Tapi, mengapa judul tulisan ini Coffee Break bukan Rehat Ngopi? Ada dua alasan. Pertama, karena ini bukan rubrik khusus bahasa. Dan kedua, karena saya ingin mengajak Anda kembali ke akhir abad ke-19 ketika istilah coffee break bermula.
Meski masih bisa diperdebatkan, sejumlah ahli sejarah dan beberapa literatur menyebutkan coffee break bermula di kota kecil Stoughton, Wisconsin, pada 1880. Kota itu, meski berada di Amerika Serikat, 80 persen penduduknya adalah imigran dari Norwegia. Hampir semua dari mereka tinggal di daerah Coffee Street.
Aktivitas rehat ngopi berawal dari kegiatan para istri imigran Norwegia yang mengambil waktu sekitar 10 hingga 20 menit dari pekerjaan mereka di pabrik-pabrik, setiap menjelang siang dan menjelang sore, untuk pulang dan melihat keadaaan anak-anak mereka di rumah.
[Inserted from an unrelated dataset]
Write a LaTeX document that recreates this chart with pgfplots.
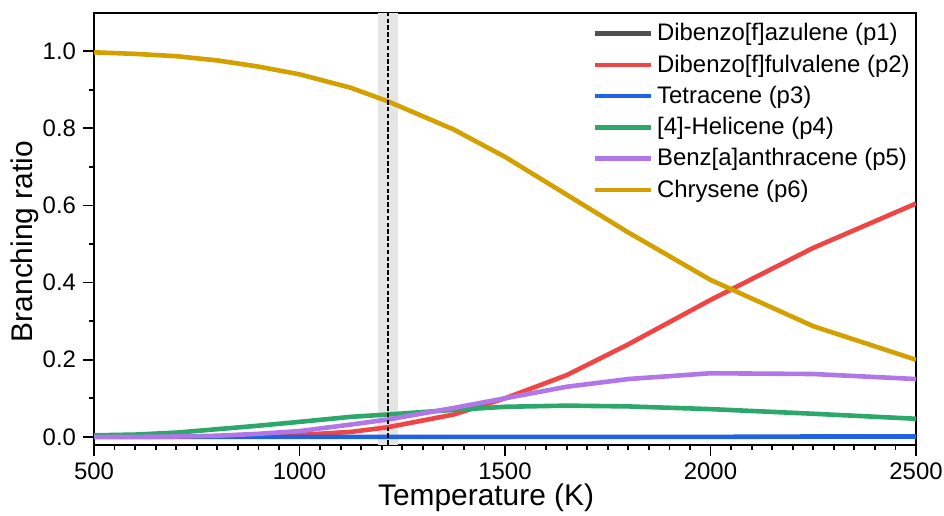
\documentclass[border=0pt]{standalone}
\usepackage{pgfplots}
\pgfplotsset{compat=1.18}
\usepackage{fontspec}
\setmainfont{Liberation Sans}
\definecolor{cP1}{HTML}{505050}
\definecolor{cP2}{HTML}{F04545}
\definecolor{cP3}{HTML}{1F63DE}
\definecolor{cP4}{HTML}{2BA86A}
\definecolor{cP5}{HTML}{B277E6}
\definecolor{cP6}{HTML}{D4A000}
\begin{document}
\begin{tikzpicture}
\begin{axis}[
  scale only axis, width=411bp, height=216bp,
  xmin=500, xmax=2500, ymin=-0.02, ymax=1.1,
  xtick={500,1000,1500,2000,2500}, minor x tick num=9,
  ytick={0,0.2,0.4,0.6,0.8,1.0}, minor y tick num=1,
  /pgf/number format/assume math mode=true,
  xticklabel style={/pgf/number format/.cd, set thousands separator={}},
  yticklabel style={/pgf/number format/.cd, fixed, fixed zerofill, precision=1},
  tick align=outside, xtick pos=bottom, ytick pos=left,
  major tick length=5.5bp, minor tick length=2.5bp,
  axis line style={line width=1bp},
  every tick/.style={black, line width=0.9bp},
  tick label style={font=\fontsize{12}{14}\selectfont},
  label style={font=\fontsize{15}{18}\selectfont},
  xlabel={Temperature (K)}, ylabel={Branching ratio},
  every axis x label/.append style={at={(ticklabel cs:0.477,-4.5bp)}},
  every axis y label/.append style={at={(ticklabel cs:0.47,-5bp)}},
  legend style={draw=none, fill=none, at={(rel axis cs:0.606,0.985)}, anchor=north west,
    font=\fontsize{12}{14}\selectfont, row sep=1.5bp, inner sep=0pt},
  legend cell align=left,
  legend image code/.code={\draw[#1] (0bp,0bp) -- (28bp,0bp);},
  every axis plot/.append style={line width=2.3bp},
]
\addplot[fill=black!10, draw=none, line width=0pt, forget plot] coordinates {(1190,-0.02) (1190,1.1) (1240,1.1) (1240,-0.02)} -- cycle;
\addplot[cP1] coordinates {(500,0) (1000,0) (1500,0) (2000,0) (2500,0)};
\addlegendentry{Dibenzo[f]azulene (p1)}
\addplot[cP2] coordinates {(500,0) (600,0) (700,0.0005) (800,0.001) (900,0.003) (1000,0.005) (1125,0.013) (1215,0.025) (1375,0.058) (1500,0.1) (1650,0.16) (1800,0.24) (2000,0.355) (2250,0.49) (2500,0.605)};
\addlegendentry{Dibenzo[f]fulvalene (p2)}
\addplot[cP3] coordinates {(500,0) (1000,0) (1500,0) (2000,0) (2250,0.001) (2500,0.001)};
\addlegendentry{Tetracene (p3)}
\addplot[cP4] coordinates {(500,0.004) (600,0.006) (700,0.011) (800,0.02) (900,0.029) (1000,0.039) (1125,0.052) (1215,0.058) (1375,0.07) (1500,0.078) (1650,0.081) (1800,0.079) (2000,0.072) (2250,0.06) (2500,0.047)};
\addlegendentry{[4]-Helicene (p4)}
\addplot[cP5] coordinates {(500,0) (600,0) (700,0.001) (800,0.003) (900,0.008) (1000,0.015) (1125,0.032) (1215,0.045) (1375,0.075) (1500,0.1) (1650,0.13) (1800,0.15) (2000,0.165) (2250,0.163) (2500,0.15)};
\addlegendentry{Benz[a]anthracene (p5)}
\addplot[cP6] coordinates {(500,0.997) (600,0.993) (700,0.987) (800,0.976) (900,0.96) (1000,0.94) (1125,0.905) (1215,0.87) (1375,0.797) (1500,0.726) (1650,0.628) (1800,0.53) (2000,0.407) (2250,0.287) (2500,0.2)};
\addlegendentry{Chrysene (p6)}
\addplot[black, line width=0.9bp, dash pattern=on 2.2bp off 1.2bp, forget plot] coordinates {(1215,-0.02) (1215,1.1)};
\end{axis}
\pgfresetboundingbox
\path ([shift={(-47bp,-35.5bp)}]current axis.south west) rectangle ([shift={(14bp,6.3bp)}]current axis.north east);
\end{tikzpicture}
\end{document}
Pada saat-saat itulah mereka menggunakan waktu untuk minum secangkir dua cangkir kopi.
Sejak itu, hingga detik ini, kota Stoughton setiap tahun pada musim panas menggelar 'Stoughton Coffee Break Festival' untuk mengenang tradisi lama para pendahulu mereka. Untuk tahun ini, festival itu digelar pada Agustus mendatang.
Pada tahun 1902, Barcolo Manufacturing Company, sebuah perusahaan di New York, secara resmi menyatakan coffee break merupakan bagian penting untuk para pekerjanya.
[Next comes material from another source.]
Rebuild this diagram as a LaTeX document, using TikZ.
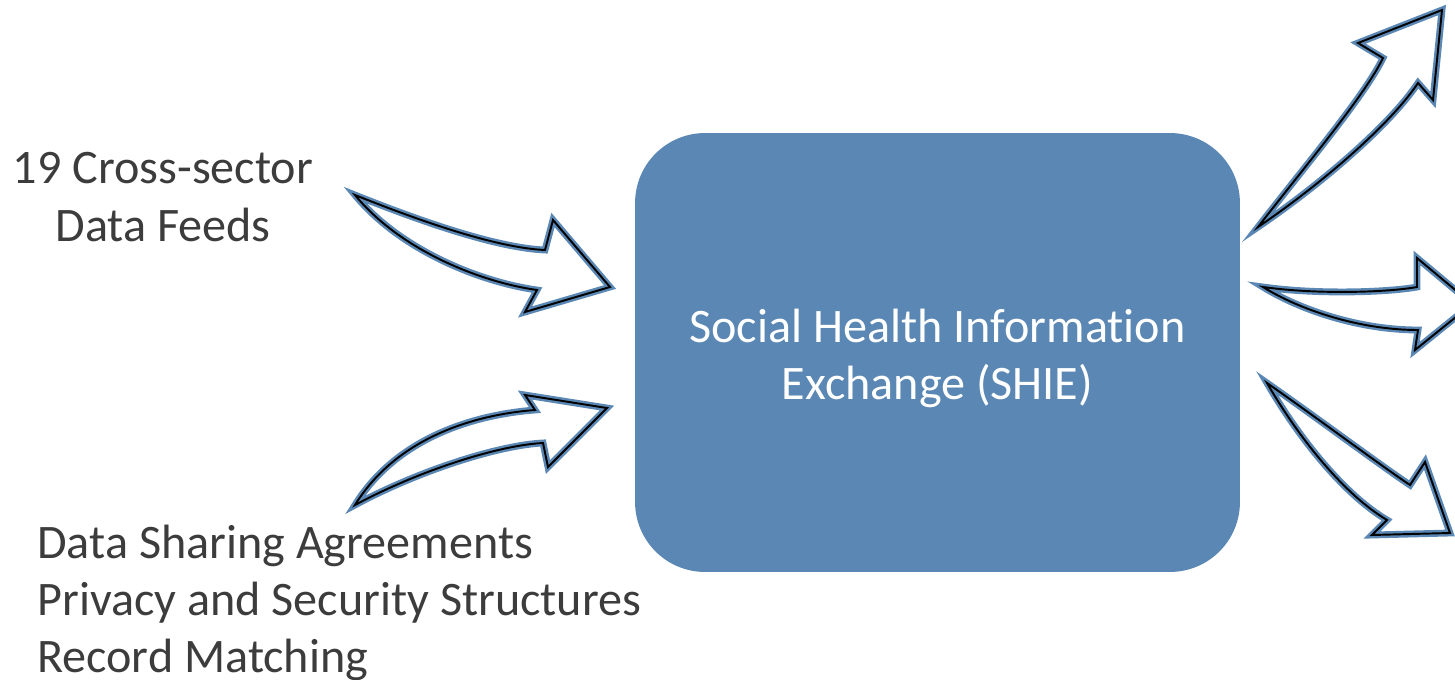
\documentclass[tikz,border=0pt]{standalone}
\usepackage{fontspec}
\setmainfont[Ligatures=NoCommon]{Carlito}
\definecolor{shieblau}{HTML}{5A87B3}
\definecolor{textgrau}{HTML}{3C3C3C}

\tikzset{
	pfeil/.style={fill=white,draw=shieblau,double=black,double distance=1.1pt,line width=1.4pt,line join=miter},
	kasten/.style={fill=shieblau,rounded corners=1.4cm,minimum width=12.1cm,minimum height=8.78cm},
	kastentext/.style={text=white,align=center,inner sep=0pt,font=\fontsize{27.4}{32.6}\selectfont},
	beschrift/.style={text=textgrau,font=\fontsize{27.4}{32.6}\selectfont,inner sep=0pt}
}

\begin{document}
\begin{tikzpicture}[x=0.02cm,y=-0.02cm]
\useasboundingbox (0,0) rectangle (1455,680);
\clip (0,0) rectangle (1455,680);

\node[kasten] (shie) at (937.5,352.5) {};
\node[kastentext] (shietext) at ([yshift=-0.12cm]shie.center) {Social Health Information\\Exchange (SHIE)};
\node[beschrift,align=center] (feeds) at (163,197) {19 Cross-sector\\Data Feeds};
\node[beschrift,align=left,anchor=west] (basis) at (37,603) {Data Sharing Agreements\\Privacy and Security Structures\\Record Matching};

% Pfeile links
\filldraw[pfeil] (355,195) .. controls (430,225) and (500,248) .. (545,250) -- (553,220) -- (610,287)
	-- (525,312) -- (537,290) .. controls (480,282) and (400,250) .. cycle;
\filldraw[pfeil] (355,505) .. controls (395,440) and (470,415) .. (535,410) -- (525,395) -- (607,408)
	-- (548,467) -- (543,443) .. controls (500,445) and (420,470) .. cycle;

% Pfeile rechts
\filldraw[pfeil] (1258,227) .. controls (1310,160) and (1365,95) .. (1383,58) -- (1358,43) -- (1442,10)
	-- (1433,100) -- (1418,83) .. controls (1390,125) and (1320,185) .. cycle;
\filldraw[pfeil] (1263,287) .. controls (1320,295) and (1390,292) .. (1417,287) -- (1417,258) -- (1472,304)
	-- (1415,350) -- (1418,330) .. controls (1360,330) and (1300,310) .. cycle;
\filldraw[pfeil] (1267,383) .. controls (1320,420) and (1380,465) .. (1410,485) -- (1425,462) -- (1450,533)
	-- (1372,535) -- (1387,520) .. controls (1345,495) and (1300,440) .. cycle;
\end{tikzpicture}
\end{document}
Berdasarkan cerita surat kabar di saat itu, para pekerja di bawah naungan sarikat pekerja bernegosiasi untuk dapat beristirahat singkat saat menjelang siang dan sore hari. Dan sejak itu istilah “coffee break” resmi pertama kali dicetuskan.
Soal waktu rehat ngopi menjadi isu besar nasional Amerika Serikat pada 1964. Pada Juni tahun itu, majalah Time melaporkan adanya negosiasi alot antara sarikat pekerja otomotif (United Auto Workers) dengan perusahaan-perusahaan pembuat mobil.
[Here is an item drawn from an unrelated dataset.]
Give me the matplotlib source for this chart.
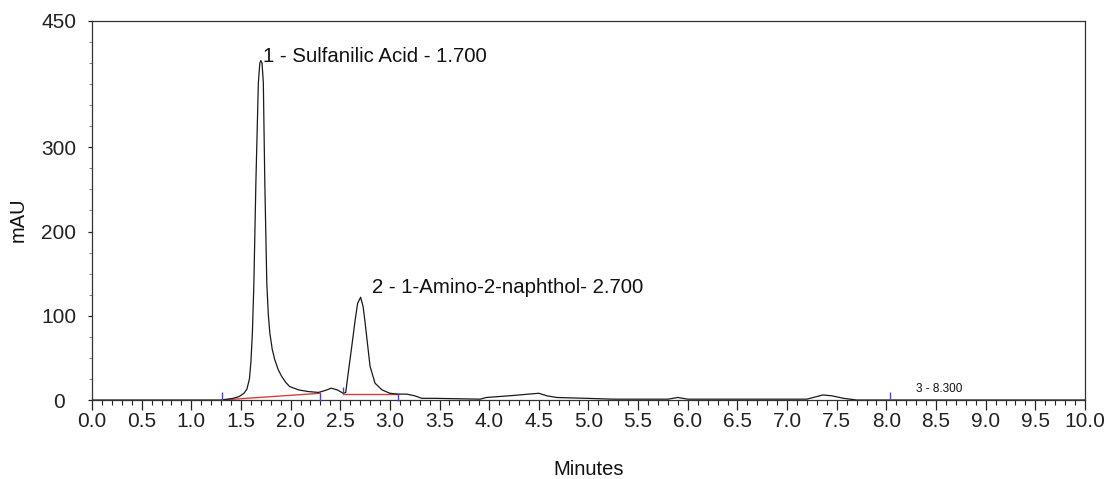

Para pekerja menuntut perusahaan bersedia mematikan mesin selama 15 menit setiap hari agar mereka bisa menikmati coffee break. Tuntutan ini hampir membuat seluruh pekerja melakukan mogok massal.
Tiga bulan setelah peristiwa itu, sekitar 74.000 pekerja perusahaan mobil Chrysler meminta diberi istirahat kurang dari satu jam sedangkan perusahaan memberikan jalan tengah dan setuju membebasan 12 menit sehari untuk coffee break.
Saat ini, sebagian besar pekerja kontrak secara khusus mendapatkan setidaknya sekali coffee break setiap shift 8 jam, dan banyak perusahaan mendapati bahwa menyediakan kopi gratis untuk karyawan selama coffee break sangat bermanfaat dan berdampak pada bertambahnya keuntungan perusahaan.
Beberapa waktu lalu, polling yang dilakukan oleh Harris Interactive pada pekerja di AS menemukan bahwa:
* 80% perkeja berdasarkan survey merasa lebih dihargai ketika diberi kopi gratis.
* 76% merasa kopi dapat membuat rileks.
* 79 % mengatakan bawa mereka lebih produktif ketika mereka mendapat akses kopi.